Con esto como telón de fondo, durante los años posteriores a Oslo se produjo un círculo vicioso de terrorismo palestino y represalias israelíes. Los palestinos sufrieron castigos colectivos, un declive económico y la expansión de los asentamientos israelíes, tendencia que persistió incluso bajo Rabin. Cuando este fue asesinado en noviembre de 1995 por un extremista judío que lo veía como un traidor por “vender la Tierra de Israel” (Eretz-Israel), ya estaba debilitado políticamente por una serie de devastadores bombazos suicidas.

El proceso de Oslo sembró las semillas de su propia ruina al afirmar una “ambigüedad constructiva” acerca de la naturaleza del arreglo definitivo entre los israelíes y los palestinos. Los acuerdos eran complicados, llenos de vacíos y reflejaban el desequilibrio de poder entre ocupantes y ocupados, y generaron expectativas destinadas a chocar con las narrativas nacionales en conflicto y consideraciones políticas locales.

Para cuando comenzaron las negociaciones sobre un acuerdo de paz final, ninguna propuesta de paz de Israel -ni siquiera las muy completas planteadas por los Primeros Ministros Ehud Barak y Ehud Olmert en 2000 y 2008, respectivamente- pudieron satisfacer las poco realistas expectativas palestinas.
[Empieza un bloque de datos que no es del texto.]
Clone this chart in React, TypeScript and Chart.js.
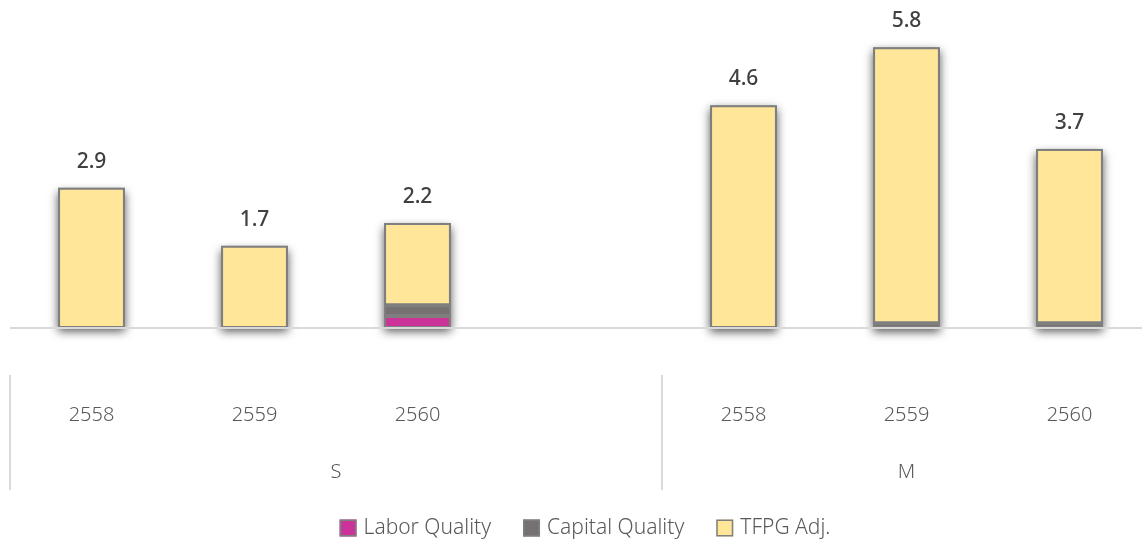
import React, { useEffect, useRef } from "react";
import { Chart, registerables } from "chart.js";

Chart.register(...registerables);

const categories = ["2558", "2559", "2560", "", "2558", "2559", "2560"];
const groupLabels = ["S", "M"];
const groupStartIndex = [0, 4];
const groupEndIndex = [3, 6];

const laborQuality = [null, null, 0.25, null, null, null, null];
const capitalQuality = [null, null, 0.22, null, null, 0.1, 0.1];
const tfpgAdj = [2.9, 1.7, 1.7, null, 4.6, 5.7, 3.6];

const seriesNames = ["Labor Quality", "Capital Quality", "TFPG Adj."];
const seriesColors = ["#CC3399", "#767171", "#FFE699"];
const borderGray = "#7F7F7F";
const FONT = "'Noto Sans', 'Open Sans', sans-serif";

const W = 1160;
const H = 542;

const decorPlugin = {
  id: "decor",
  beforeDatasetsDraw(chart: any) {
    const ctx = chart.ctx;
    const n = categories.length;
    ctx.save();
    ctx.shadowColor = "rgba(0,0,0,0.65)";
    ctx.shadowBlur = 9;
    ctx.shadowOffsetX = 0;
    ctx.shadowOffsetY = 4;
    ctx.fillStyle = borderGray;
    for (let i = 0; i < n; i++) {
      let top = Infinity, bottom = -Infinity, left = 0, width = 0, found = false;
      chart.data.datasets.forEach((ds: any, di: number) => {
        if (ds.data[i] == null) return;
        const el = chart.getDatasetMeta(di).data[i];
        if (!el) return;
        const p = el.getProps(["x", "y", "base", "width"], true);
        top = Math.min(top, p.y, p.base);
        bottom = Math.max(bottom, p.y, p.base);
        left = p.x - p.width / 2;
        width = p.width;
        found = true;
      });
      if (found) ctx.fillRect(left, top, width, bottom - top);
    }
    ctx.restore();
  },
  afterDatasetsDraw(chart: any) {
    const ctx = chart.ctx;
    const area = chart.chartArea;
    const xs = chart.scales.x;
    const ys = chart.scales.y;
    const y0 = ys.getPixelForValue(0);
    ctx.save();
    // zero line
    ctx.strokeStyle = "#D9D9D9";
    ctx.lineWidth = 2;
    ctx.beginPath();
    ctx.moveTo(area.left, y0);
    ctx.lineTo(area.right, y0);
    ctx.stroke();

    // data labels (totals)
    ctx.fillStyle = "#404040";
    ctx.font = `500 21px ${FONT}`;
    ctx.textAlign = "center";
    ctx.textBaseline = "middle";
    for (let i = 0; i < categories.length; i++) {
      const vals = [laborQuality[i], capitalQuality[i], tfpgAdj[i]];
      if (vals.every((v) => v == null)) continue;
      const total = vals.reduce((s: number, v) => s + (v ?? 0), 0);
      const x = xs.getPixelForValue(i);
      const yt = ys.getPixelForValue(total);
      ctx.fillText(total.toFixed(1), x, yt - 26);
    }

    // category labels
    ctx.fillStyle = "#595959";
    ctx.font = `300 20px ${FONT}`;
    for (let i = 0; i < categories.length; i++) {
      if (!categories[i]) continue;
      ctx.fillText(categories[i], xs.getPixelForValue(i), 415);
    }
    // group labels & dividers
    const half = (xs.getPixelForValue(1) - xs.getPixelForValue(0)) / 2;
    ctx.strokeStyle = "#D9D9D9";
    ctx.lineWidth = 2;
    for (let g = 0; g < groupLabels.length; g++) {
      const l = xs.getPixelForValue(groupStartIndex[g]) - half;
      const r = xs.getPixelForValue(groupEndIndex[g]) + half;
      ctx.fillText(groupLabels[g], (l + r) / 2, 472);
      ctx.beginPath();
      ctx.moveTo(l, 375);
      ctx.lineTo(l, 490);
      ctx.stroke();
      ctx.beginPath();
      ctx.moveTo(r, 375);
      ctx.lineTo(r, 490);
      ctx.stroke();
    }

    // legend
    ctx.font = `300 21px ${FONT}`;
    const box = 17;
    const gap = 7;
    const spacing = 32;
    const widths = seriesNames.map((s) => ctx.measureText(s).width);
    const total = widths.reduce((a, b) => a + b, 0) + seriesNames.length * (box + gap) + spacing * (seriesNames.length - 1);
    let lx = 585 - total / 2;
    const ly = 528;
    ctx.textAlign = "left";
    for (let k = 0; k < seriesNames.length; k++) {
      ctx.fillStyle = seriesColors[k];
      ctx.fillRect(lx, ly - box / 2, box, box);
      ctx.strokeStyle = borderGray;
      ctx.lineWidth = 1.5;
      ctx.strokeRect(lx + 0.75, ly - box / 2 + 0.75, box - 1.5, box - 1.5);
      ctx.fillStyle = "#595959";
      ctx.fillText(seriesNames[k], lx + box + gap, ly);
      lx += box + gap + widths[k] + spacing;
    }
    ctx.restore();
  },
};

export default function App() {
  const ref = useRef<HTMLCanvasElement | null>(null);
  useEffect(() => {
    if (!ref.current) return;
    const yMin = -1;
    const yMax = 6;
    const chart = new Chart(ref.current, {
      type: "bar",
      data: {
        labels: categories,
        datasets: [
          { label: seriesNames[0], data: laborQuality, backgroundColor: seriesColors[0] },
          { label: seriesNames[1], data: capitalQuality, backgroundColor: seriesColors[1] },
          { label: seriesNames[2], data: tfpgAdj, backgroundColor: seriesColors[2] },
        ].map((d) => ({
          ...d,
          borderColor: borderGray,
          borderWidth: 2,
          borderSkipped: false,
          barPercentage: 0.41,
          categoryPercentage: 1.0,
        })) as any,
      },
      options: {
        responsive: false,
        animation: false,
        layout: { padding: { left: 10, right: 9, top: 37.6, bottom: 165.6 } },
        scales: {
          x: { stacked: true, display: false },
          y: { stacked: true, display: false, min: yMin, max: yMax },
        },
        plugins: {
          legend: { display: false },
          tooltip: { enabled: false },
        },
      },
      plugins: [decorPlugin],
    });
    return () => chart.destroy();
  }, []);

  return (
    <div
      style={{
        position: "fixed",
        left: 0,
        top: 0,
        width: 1142,
        height: 542,
        overflow: "hidden",
        background: "#fff",
      }}
    >
      <canvas ref={ref} width={W} height={H} style={{ width: W, height: H, display: "block" }} />
    </div>
  );
}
Más todavía, al empujar los límites de la capacidad de acuerdo de los israelíes, esas propuestas y su rechazo subsiguiente fijaron el escenario para el ascenso de la ultraderecha anexionista de Israel, de la cual la actual coalición protofascista del Primer Ministro Benjamín Netanyahu es un claro ejemplo.

Los Acuerdos de Abraham de 2020, que normalizaron las relaciones diplomáticas entre Israel y cuatro países árabes – los Emiratos Árabes Unidos, Bahréin, Marruecos y Sudán- son un testamento del fracaso de los de Oslo. Se solía decir en la era de Oslo que la paz con los palestinos sería el primer paso hacia la paz con el resto del mundo árabe. Sin embargo, a fin de cuentas prevalecieron las consideraciones geopolíticas, e Israel y Arabia Saudí parecen estar acercándose a la normalización diplomática. Mientras tanto, a medida que el conflicto entre árabes e israelíes parece cada vez más una reliquia del pasado, Palestina sigue ocupada.

Como el principal arquitecto de los Acuerdos de Abraham, Estados Unidos debe aprovechar esta realineación regional para mitigar el maltrato a los palestinos. Cualquier normalización entre Israel y Arabia Saudí debería estar condicionada a avances significativos en el frente palestino. Si se llegara a un acuerdo que no disolviera la coalición de mesiánicos y fanáticos promotores de los asentamientos, sería meramente un ajuste cosmético orquestado por un astuto táctico político.